Investing for Social Impact

Thus, the fact is that the present capitalist paradigm must transition to a model wherein finance is allocated to the real economy as well as for impact investing where the poor benefit as much as the rich.

Indeed, books such as “The Fortune at the Bottom of the Pyramid” describe how targeting the very poor can often generate enough returns when such investments are made with careful selection and well thought out implementations.

Apart from this, impact investing is also about placing people and profit at the same level instead of one before the other or vice versa which can incentivize the financial professionals more towards investing in such projects.

The Case of Microfinance and the Example of the Grameen Bank

A clear benefit is possible in developing societies wherein projects such as Microfinance can lead to better social outcomes.
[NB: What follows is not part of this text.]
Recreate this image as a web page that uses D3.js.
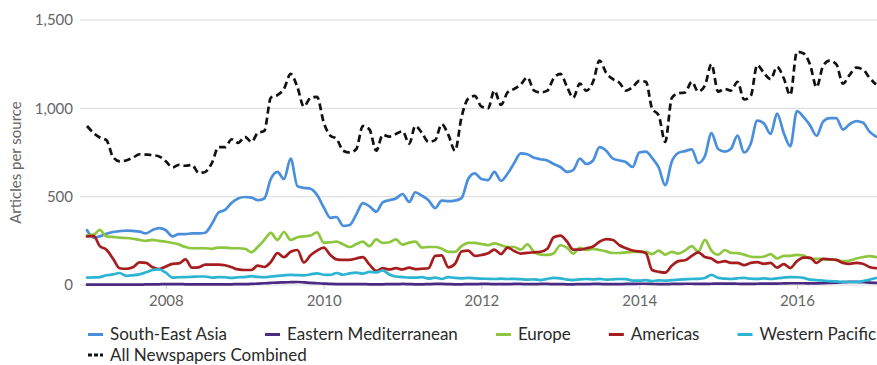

Microfinance is the term used to describe the process of giving loans to the unbanked and the poor which are individually in small amounts but which when aggregated over Millions of such loans can lead to efficiencies from economies of scale.

A case in point is the initiative of the Grameen Bank in Bangladesh founded by the Nobel Laureate, Mohammed Yunus which proved that such Impact Investing improves the life of the poor as well as generates returns for the investors.

Impact Investing is Not Charity

Indeed, such initiatives have become more common across the world as the need to take into account collective good has become paramount over the years.

Further, we need to caution you here that Impact Investing is not Philanthropy or Charity or for that matter, Corporate Social Responsibility where donations and contributions are made by the wealthy to the poor.

On the contrary, Impact Investing is all about aligning the Cold Logic of Capital with the Warm Feeling of Collective Good wherein profit making is accompanied by improving the lives of the poor as well.

Alchemy of Finance can be Used to Help the Poor

Apart from that, Impact Investing is also about channeling the Alchemy of Finance to the social causes thereby creating a situation where profit is not a dirty word, and the poor are not untouchable for the capitalists.

In other words, Impact Investing is as much about society as it is about the greed of investors.

Through Impact Investing, we can revert to a much more balanced capitalism wherein risk and return are better correlated instead of the runaway type of behavior we have seen in recent years.

Conclusion

Lastly, Impact Investing if carried out after Due Diligence can lead to Capitalism working for all instead of exacerbating inequalities and inequities as well as be used to transition the world into a more sustainable place.

To conclude, with humanity facing multiple challenges that can lead to the end of the world as we know it, capitalism must again dedicate itself to being a force for good instead of a drive towards destruction.